_Material:_
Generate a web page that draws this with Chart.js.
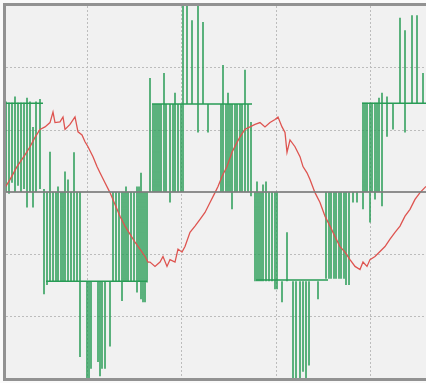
<!DOCTYPE html>
<html>
<head>
<meta charset="utf-8">
<script src="https://cdn.jsdelivr.net/npm/chart.js@4/dist/chart.umd.min.js"></script>
<style>
html,body{margin:0;padding:0;background:#fafafa;}
canvas{display:block;}
</style>
</head>
<body>
<canvas id="c" width="426" height="383"></canvas>
<script>
// ---- data (x = sample index, y = volts) ----
const gridX = [87, 181, 276, 370];

const redX = [5,10,17,25,30,35,40,45,50,53,55,60,63,65,70,75,78,82,85,88,93,97,100,105,110,115,120,125,130,135,140,145,148,150,155,160,163,167,170,175,178,182,185,190,195,200,205,210,215,218,222,227,232,237,240,245,250,255,260,265,270,275,278,282,285,287,290,295,300,303,307,310,315,320,325,330,335,340,345,350,355,360,363,367,370,375,380,385,390,395,400,405,410,415,420,426];
const redY = [7,20,41,60,73,88,101,105,112,129,112,113,121,101,109,121,97,92,81,73,57,41,31,15,-1,-20,-39,-55,-68,-81,-92,-104,-113,-113,-120,-113,-104,-120,-109,-113,-92,-97,-88,-65,-55,-44,-33,-17,-1,9,25,41,64,80,89,101,105,109,112,105,112,117,121,105,96,64,84,73,57,41,31,20,-1,-17,-39,-55,-72,-88,-97,-109,-120,-125,-113,-120,-109,-104,-96,-88,-76,-65,-55,-39,-28,-12,-1,9];

// vertical switching edges of the inverter output
const segX    = [6,9,12,15,18,21,24,27,30,33,36,40, 44,47,50,53,56,58,61,63,65,68,71,74,77, 80,87,89,91,98,100,102,105,110, 113,116,119,122,124,126,128,131,134,137,139,141,143,145,147, 150,153,155,157,159,161,164,166,170,173,175,178,181, 183,187,192,198,203,208, 221,223,226,228,230,232,235,237,240,242,245,248,251, 255,257,259,261,263,266,269,272,275,277, 282,287,293,296,300,303,306,309,318, 326,329,331,334,336,339,341,344,346,349, 353,357, 363,365,367,370,372,375,377,379,382,387, 393,400,405,412,417,423];
const segFrom = [146,144,144,154,144,144,144,152,146,105,146,150, 5,0,65,0,0,9,0,0,33,20,0,64,0, 0,-144,-144,-144,-144,-144,-144,-144,-144, -144,-144,-144,-176,-144,-144,-144,-144,-144,-162,-144,31,-178,-178,-146, 0,0,0,0,0,0,0,0,-17,0,0,0,0, 0,142,142,96,142,142, 142,205,142,160,142,142,142,142,142,142,197,142,113, 0,17,0,0,12,17,0,0,0,0, -144,-144,-144,-144,-144,-144,-144,-144,-144, -140,-140,-140,-140,-140,-140,-140,-140,-150,-150, 0,0, 144,144,144,144,144,144,144,152,160,154, 142,142,261,142,142,142];
const segTo   = [0,-3,15,0,10,0,5,-25,0,-25,0,5, -165,-150,-144,-144,-144,-144,-144,-144,-144,-144,-144,-144,-144, -266,-300,-300,-285,-274,-297,-285,-285,-249, 0,0,0,0,0,9,0,0,0,9,9,-173,0,0,0, 184,142,142,142,142,142,192,142,142,142,160,142,142, 300,300,277,300,274,96, 0,0,0,0,0,-28,0,0,0,0,0,0,-7, -144,-144,-144,-144,-144,-144,-144,-144,-157,-157, -178,-65,-300,-300,-300,-290,-300,-280,-173, 0,0,0,0,0,0,0,0,0,0, -17,-17, -28,0,0,-49,0,-12,0,0,-23,89, 101,281,96,285,285,192];

// DC-link plateaus
const platStart = [5, 46, 152, 256, 362];
const platEnd   = [43, 147, 252, 328, 426];
const platLevel = [143, -144, 142, -142, 143];

// ---- build datasets ----
const redData = redX.map((x, i) => ({x: x, y: redY[i]}));
const segData = [];
segX.forEach((x, i) => {
  segData.push({x: x, y: segFrom[i]}, {x: x, y: segTo[i]}, {x: x, y: null});
});
const platData = [];
platStart.forEach((s, i) => {
  platData.push({x: s, y: platLevel[i]}, {x: platEnd[i], y: platLevel[i]}, {x: platEnd[i], y: null});
});

const frame = {
  id: 'frame',
  beforeDraw(chart) {
    const {ctx, chartArea: a} = chart;
    ctx.save();
    ctx.fillStyle = '#fafafa';
    ctx.fillRect(0, 0, chart.width, chart.height);
    ctx.fillStyle = '#f1f1f1';
    ctx.fillRect(a.left, a.top, a.right - a.left, a.bottom - a.top);
    ctx.restore();
  },
  afterDatasetsDraw(chart) {
    const {ctx, chartArea: a, scales} = chart;
    const y0 = scales.y.getPixelForValue(0);
    ctx.save();
    ctx.strokeStyle = 'rgba(125,125,125,0.85)';
    ctx.lineWidth = 2;
    ctx.beginPath();
    ctx.moveTo(a.left, y0);
    ctx.lineTo(a.right, y0);
    ctx.stroke();
    ctx.restore();
  },
  afterDraw(chart) {
    const {ctx, chartArea: a} = chart;
    ctx.save();
    ctx.strokeStyle = '#929292';
    ctx.lineWidth = 3;
    ctx.beginPath();
    ctx.moveTo(chart.width, a.top - 1.5);
    ctx.lineTo(a.left - 1.5, a.top - 1.5);
    ctx.lineTo(a.left - 1.5, a.bottom + 1.5);
    ctx.lineTo(chart.width, a.bottom + 1.5);
    ctx.stroke();
    ctx.restore();
  }
};

new Chart(document.getElementById('c'), {
  type: 'line',
  data: {
    datasets: [
      {data: redData, borderColor: '#de5450', borderWidth: 1.3, pointRadius: 0, tension: 0, fill: false},
      {data: segData, borderColor: 'rgb(40,156,86)', borderWidth: 1.5, pointRadius: 0, spanGaps: false, fill: false},
      {data: platData, borderColor: 'rgb(40,156,86)', borderWidth: 1.5, pointRadius: 0, spanGaps: false, fill: false}
    ]
  },
  options: {
    responsive: false,
    devicePixelRatio: 1,
    animation: false,
    events: [],
    layout: {padding: {left: 6, top: 6, right: 0, bottom: 5}},
    plugins: {legend: {display: false}, tooltip: {enabled: false}},
    scales: {
      x: {
        type: 'linear', min: 6, max: 426,
        afterBuildTicks: axis => { axis.ticks = gridX.map(v => ({value: v})); },
        ticks: {display: false},
        grid: {color: '#bcbcbc', lineWidth: 1, drawTicks: false},
        border: {display: false, dash: [2, 2]}
      },
      y: {
        type: 'linear', min: -300, max: 300,
        ticks: {display: false, stepSize: 100},
        grid: {color: ctx => (ctx.tick && (ctx.tick.value === 0 || Math.abs(ctx.tick.value) === 300)) ? 'rgba(0,0,0,0)' : '#bcbcbc', lineWidth: 1, drawTicks: false},
        border: {display: false, dash: [2, 2]}
      }
    }
  },
  plugins: [frame]
});
</script>
</body>
</html>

_Aim:_ Each line from the top of the material through the line containing "const gridX = [87, 181, 276, 370];" should be reproduced exactly; please drop any images.

_Expected answer:_
Generate a web page that draws this with Chart.js.
<!DOCTYPE html>
<html>
<head>
<meta charset="utf-8">
<script src="https://cdn.jsdelivr.net/npm/chart.js@4/dist/chart.umd.min.js"></script>
<style>
html,body{margin:0;padding:0;background:#fafafa;}
canvas{display:block;}
</style>
</head>
<body>
<canvas id="c" width="426" height="383"></canvas>
<script>
// ---- data (x = sample index, y = volts) ----
const gridX = [87, 181, 276, 370];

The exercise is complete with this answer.